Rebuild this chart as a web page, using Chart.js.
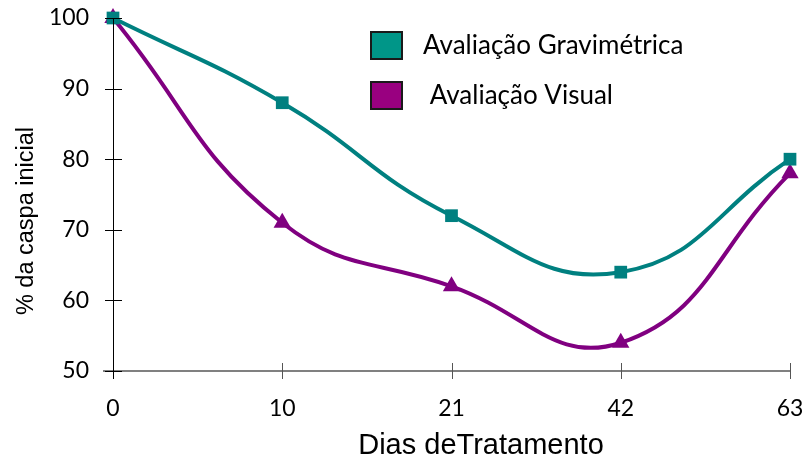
<!DOCTYPE html>
<html>
<head>
<meta charset="utf-8">
<script src="https://cdn.jsdelivr.net/npm/chart.js@4/dist/chart.umd.min.js"></script>
<style>
html,body{margin:0;padding:0;background:#fff;}
#wrap{width:807px;height:461px;position:relative;}
</style>
</head>
<body>
<div id="wrap"><canvas id="c" width="807" height="461"></canvas></div>
<script>
const categories = ['0', '10', '21', '42', '63'];
const gravimetrica = [100, 88, 72, 64, 80];
const visual = [100, 71, 62, 54, 78];
const yTicks = [50, 60, 70, 80, 90, 100];
const seriesNames = ['Avaliação Gravimétrica', ' Avaliação Visual'];
const xTitle = 'Dias deTratamento';
const yTitle = '% da caspa inicial';

const TEAL = '#008080';
const PURPLE = '#800080';

const crossTicks = {
  id: 'crossTicks',
  afterDraw(chart) {
    const ctx = chart.ctx;
    const x = chart.scales.x, y = chart.scales.y;
    const a = chart.chartArea;
    ctx.save();
    ctx.strokeStyle = '#808080';
    ctx.lineWidth = 2;
    ctx.beginPath();
    ctx.moveTo(a.left - 10, a.bottom);
    ctx.lineTo(a.right, a.bottom);
    ctx.stroke();
    ctx.strokeStyle = '#555';
    ctx.lineWidth = 1;
    x.ticks.forEach((t, i) => {
      const px = Math.round(x.getPixelForTick(i)) + 0.5;
      ctx.beginPath();
      ctx.moveTo(px, a.bottom - 8);
      ctx.lineTo(px, a.bottom + 8);
      ctx.stroke();
    });
    ctx.strokeStyle = '#000';
    ctx.lineWidth = 1;
    const lx = Math.round(a.left) + 0.5;
    ctx.beginPath();
    ctx.moveTo(lx, a.top);
    ctx.lineTo(lx, a.bottom + 8);
    ctx.stroke();
    y.ticks.forEach((t) => {
      const py = Math.round(y.getPixelForValue(t.value)) + 0.5;
      ctx.beginPath();
      ctx.moveTo(a.left - 8, py);
      ctx.lineTo(a.left + 9, py);
      ctx.stroke();
    });
    ctx.restore();
  }
};

const textLayer = {
  id: 'textLayer',
  afterDraw(chart) {
    const ctx = chart.ctx;
    const items = [
      {name: seriesNames[0], color: '#009688', y: 45},
      {name: seriesNames[1], color: '#990080', y: 95}
    ];
    ctx.save();
    items.forEach(it => {
      ctx.fillStyle = it.color;
      ctx.fillRect(371, it.y - 13, 31, 27);
      ctx.strokeStyle = '#1a1a1a';
      ctx.lineWidth = 2;
      ctx.strokeRect(371, it.y - 13, 31, 27);
      ctx.fillStyle = '#000';
      ctx.font = '26px Lato';
      ctx.textBaseline = 'middle';
      ctx.textAlign = 'left';
      ctx.fillText(it.name, 423, it.y + 1);
    });
    // axis titles
    ctx.fillStyle = '#000';
    ctx.textAlign = 'center';
    ctx.textBaseline = 'middle';
    ctx.font = '29px "Liberation Sans"';
    ctx.fillText(xTitle, 481, 446);
    ctx.translate(27, 221);
    ctx.rotate(-Math.PI / 2);
    ctx.font = '23.5px "Liberation Sans"';
    ctx.fillText(yTitle, 0, 0);
    ctx.restore();
  }
};

new Chart(document.getElementById('c'), {
  type: 'line',
  data: {
    labels: categories,
    datasets: [
      {
        label: seriesNames[0],
        data: gravimetrica,
        borderColor: TEAL,
        backgroundColor: TEAL,
        borderWidth: 4,
        tension: 0.45,
        pointStyle: 'rect',
        pointRadius: 9,
        pointBorderWidth: 0,
        clip: false
      },
      {
        label: seriesNames[1],
        data: visual,
        borderColor: PURPLE,
        backgroundColor: PURPLE,
        borderWidth: 4,
        tension: 0.45,
        pointStyle: 'triangle',
        pointRadius: 10,
        pointBorderWidth: 0,
        clip: false
      }
    ]
  },
  options: {
    responsive: false,
    animation: false,
    devicePixelRatio: 1,
    layout: {padding: {top: 18, right: 17, left: 0, bottom: 0}},
    plugins: {legend: {display: false}, tooltip: {enabled: false}},
    scales: {
      x: {
        type: 'category',
        offset: false,
        grid: {display: false, drawTicks: false},
        border: {display: false},
        ticks: {
          color: '#000',
          font: {family: 'Lato', size: 23},
          padding: 24,
          maxRotation: 0
        },
        afterFit(s) { s.height = 90; s.paddingLeft = 0; s.paddingRight = 0; }
      },
      y: {
        min: 50,
        max: 100,
        afterBuildTicks(s) { s.ticks = yTicks.map(v => ({value: v})); },
        grid: {display: false, drawTicks: false},
        border: {display: false},
        ticks: {
          color: '#000',
          font: {family: 'Lato', size: 23},
          padding: 24
        },
        afterFit(s) { s.width = 113; s.paddingTop = 0; s.paddingBottom = 0; }
      }
    }
  },
  plugins: [crossTicks, textLayer]
});
</script>
</body>
</html>
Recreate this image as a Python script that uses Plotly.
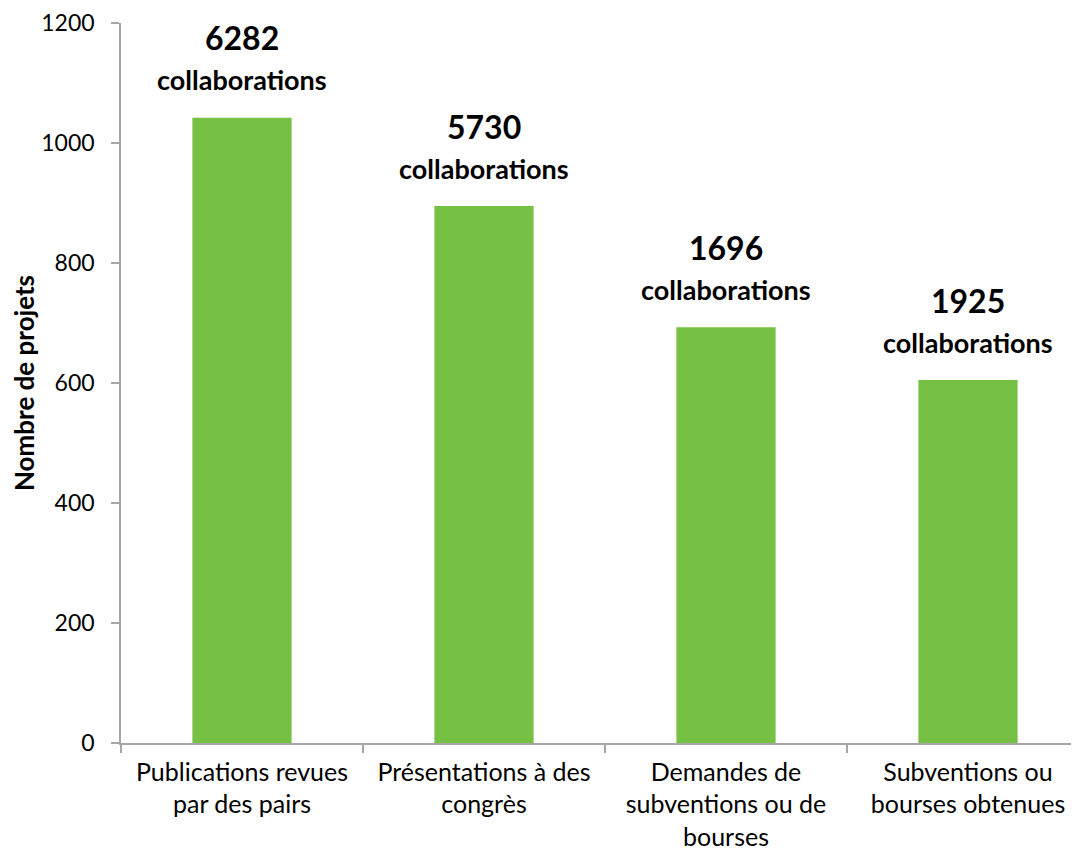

===============

▸ **Set task**
Write the listing above out again exactly, dropping each image.

▸ **Solution below**
Rebuild this chart as a web page, using Chart.js.
<!DOCTYPE html>
<html>
<head>
<meta charset="utf-8">
<script src="https://cdn.jsdelivr.net/npm/chart.js@4/dist/chart.umd.min.js"></script>
<style>
html,body{margin:0;padding:0;background:#fff;}
#wrap{width:807px;height:461px;position:relative;}
</style>
</head>
<body>
<div id="wrap"><canvas id="c" width="807" height="461"></canvas></div>
<script>
const categories = ['0', '10', '21', '42', '63'];
const gravimetrica = [100, 88, 72, 64, 80];
const visual = [100, 71, 62, 54, 78];
const yTicks = [50, 60, 70, 80, 90, 100];
const seriesNames = ['Avaliação Gravimétrica', ' Avaliação Visual'];
const xTitle = 'Dias deTratamento';
const yTitle = '% da caspa inicial';

const TEAL = '#008080';
const PURPLE = '#800080';

const crossTicks = {
  id: 'crossTicks',
  afterDraw(chart) {
    const ctx = chart.ctx;
    const x = chart.scales.x, y = chart.scales.y;
    const a = chart.chartArea;
    ctx.save();
    ctx.strokeStyle = '#808080';
    ctx.lineWidth = 2;
    ctx.beginPath();
    ctx.moveTo(a.left - 10, a.bottom);
    ctx.lineTo(a.right, a.bottom);
    ctx.stroke();
    ctx.strokeStyle = '#555';
    ctx.lineWidth = 1;
    x.ticks.forEach((t, i) => {
      const px = Math.round(x.getPixelForTick(i)) + 0.5;
      ctx.beginPath();
      ctx.moveTo(px, a.bottom - 8);
      ctx.lineTo(px, a.bottom + 8);
      ctx.stroke();
    });
    ctx.strokeStyle = '#000';
    ctx.lineWidth = 1;
    const lx = Math.round(a.left) + 0.5;
    ctx.beginPath();
    ctx.moveTo(lx, a.top);
    ctx.lineTo(lx, a.bottom + 8);
    ctx.stroke();
    y.ticks.forEach((t) => {
      const py = Math.round(y.getPixelForValue(t.value)) + 0.5;
      ctx.beginPath();
      ctx.moveTo(a.left - 8, py);
      ctx.lineTo(a.left + 9, py);
      ctx.stroke();
    });
    ctx.restore();
  }
};

const textLayer = {
  id: 'textLayer',
  afterDraw(chart) {
    const ctx = chart.ctx;
    const items = [
      {name: seriesNames[0], color: '#009688', y: 45},
      {name: seriesNames[1], color: '#990080', y: 95}
    ];
    ctx.save();
    items.forEach(it => {
      ctx.fillStyle = it.color;
      ctx.fillRect(371, it.y - 13, 31, 27);
      ctx.strokeStyle = '#1a1a1a';
      ctx.lineWidth = 2;
      ctx.strokeRect(371, it.y - 13, 31, 27);
      ctx.fillStyle = '#000';
      ctx.font = '26px Lato';
      ctx.textBaseline = 'middle';
      ctx.textAlign = 'left';
      ctx.fillText(it.name, 423, it.y + 1);
    });
    // axis titles
    ctx.fillStyle = '#000';
    ctx.textAlign = 'center';
    ctx.textBaseline = 'middle';
    ctx.font = '29px "Liberation Sans"';
    ctx.fillText(xTitle, 481, 446);
    ctx.translate(27, 221);
    ctx.rotate(-Math.PI / 2);
    ctx.font = '23.5px "Liberation Sans"';
    ctx.fillText(yTitle, 0, 0);
    ctx.restore();
  }
};

new Chart(document.getElementById('c'), {
  type: 'line',
  data: {
    labels: categories,
    datasets: [
      {
        label: seriesNames[0],
        data: gravimetrica,
        borderColor: TEAL,
        backgroundColor: TEAL,
        borderWidth: 4,
        tension: 0.45,
        pointStyle: 'rect',
        pointRadius: 9,
        pointBorderWidth: 0,
        clip: false
      },
      {
        label: seriesNames[1],
        data: visual,
        borderColor: PURPLE,
        backgroundColor: PURPLE,
        borderWidth: 4,
        tension: 0.45,
        pointStyle: 'triangle',
        pointRadius: 10,
        pointBorderWidth: 0,
        clip: false
      }
    ]
  },
  options: {
    responsive: false,
    animation: false,
    devicePixelRatio: 1,
    layout: {padding: {top: 18, right: 17, left: 0, bottom: 0}},
    plugins: {legend: {display: false}, tooltip: {enabled: false}},
    scales: {
      x: {
        type: 'category',
        offset: false,
        grid: {display: false, drawTicks: false},
        border: {display: false},
        ticks: {
          color: '#000',
          font: {family: 'Lato', size: 23},
          padding: 24,
          maxRotation: 0
        },
        afterFit(s) { s.height = 90; s.paddingLeft = 0; s.paddingRight = 0; }
      },
      y: {
        min: 50,
        max: 100,
        afterBuildTicks(s) { s.ticks = yTicks.map(v => ({value: v})); },
        grid: {display: false, drawTicks: false},
        border: {display: false},
        ticks: {
          color: '#000',
          font: {family: 'Lato', size: 23},
          padding: 24
        },
        afterFit(s) { s.width = 113; s.paddingTop = 0; s.paddingBottom = 0; }
      }
    }
  },
  plugins: [crossTicks, textLayer]
});
</script>
</body>
</html>
Recreate this image as a Python script that uses Plotly.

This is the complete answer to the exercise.